Guillaume Besse (fl. 17th century) was a French historian. Little is known of his life. He was a native of Carcassonne. By 1635 he was a lawyer, but there is no mention of him later than 1668.
According to Besse, in 1652 he received scrap of parchment from a prebendary of Saint-Étienne de Toulouse. He published it eight years later under the title "Charte de Niquinta" in a three-page appendix to his Histoire des ducs, marquis et comtes de Narbonne. The poorly written "charter" purports to be extracts from three Latin documents copied by Peire Polhan and Peire Izarn in 1223 or 1233. These record a Cathar council held at Saint-Félix-de-Caraman in 1167, a sermon given by a papa (or pope) named Niquinta (Nicetas) at this council and the demarcation of boundaries of new Cathar dioceses in Toulouse, Carcassonne and Agen. The original parchment is lost. Although many historians have lent great weight to the "Charte de Niquinta", others have labelled it a forgery, either of Besse himself or of Peire Polhan and Peire Izarn in the 13th century.[1]
Works
- Histoire des Comtes de Carcassonne. Béziers: Arnaud Estradier Marchan, 1645.
- Recueil de diverses pièces servant à l'histoire du roy Charles VI. Paris:Antoine de Sommaville, 1660.

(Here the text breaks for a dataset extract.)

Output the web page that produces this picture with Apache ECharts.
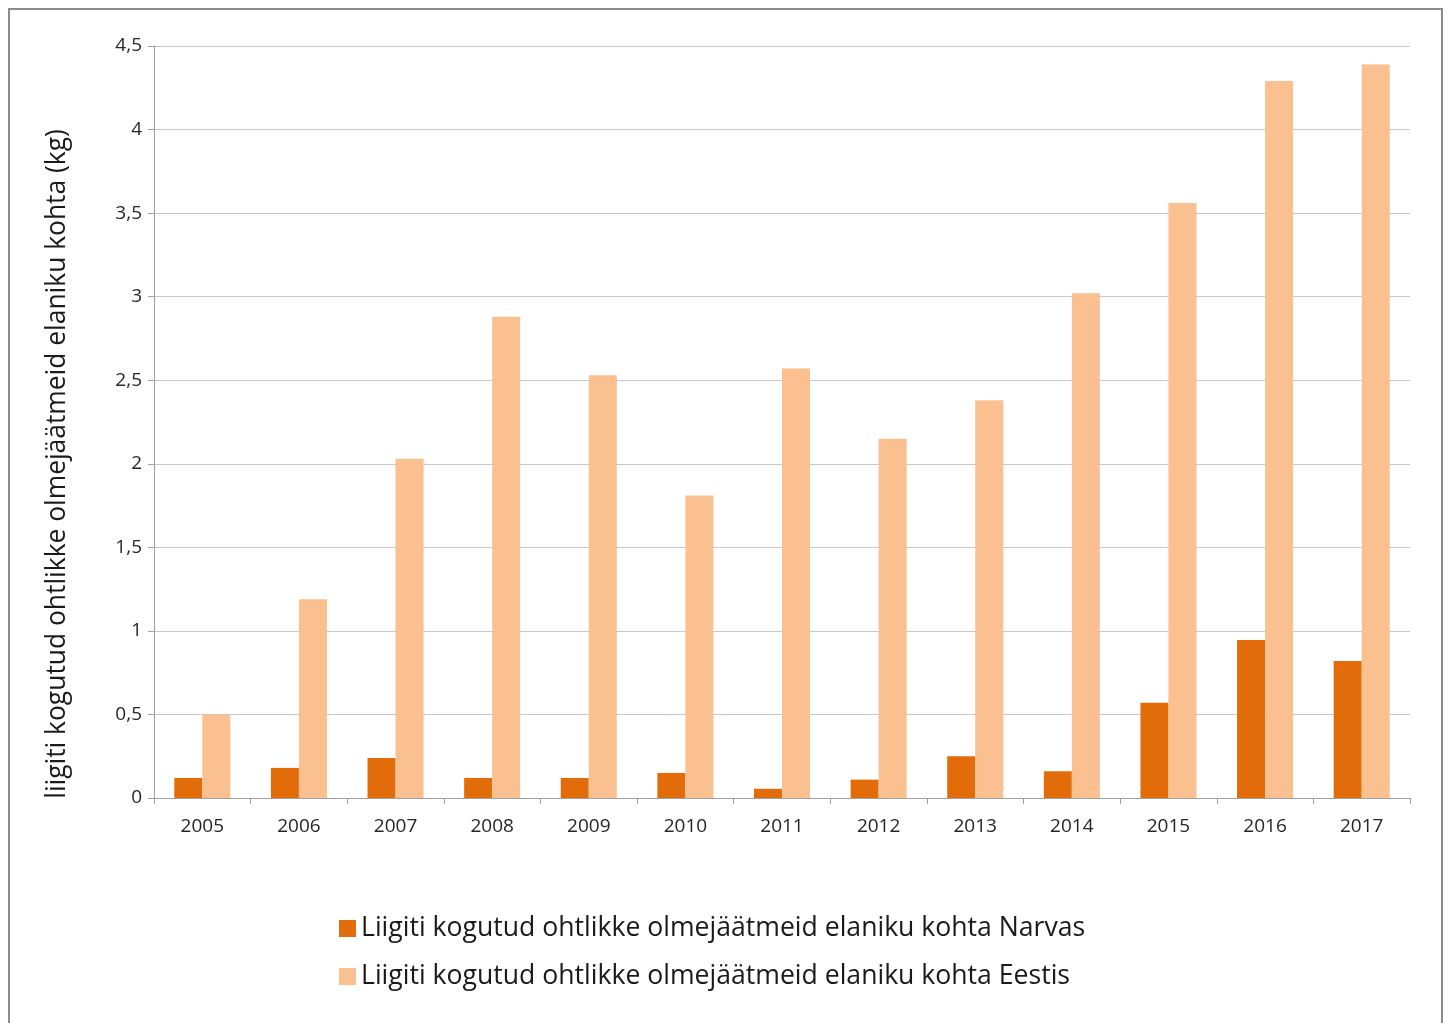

- Histoire des ducs, marquis et comtes de Narbonne, autrement appellez Princes des Goths, Ducs de Septimanie, et Marquis de Gothie: Dedié à Monseigneur l'Archevesque Duc de Narbonne. Paris:Antoine de Sommaville, 1660.
References
- ↑ Mark Gregory Pegg, A Most Holy War: The Albigensian Crusade and the Battle for Christendom (Oxford University Press, 2008), pp. 169–70 and notes 13–14 at pp. 217–18.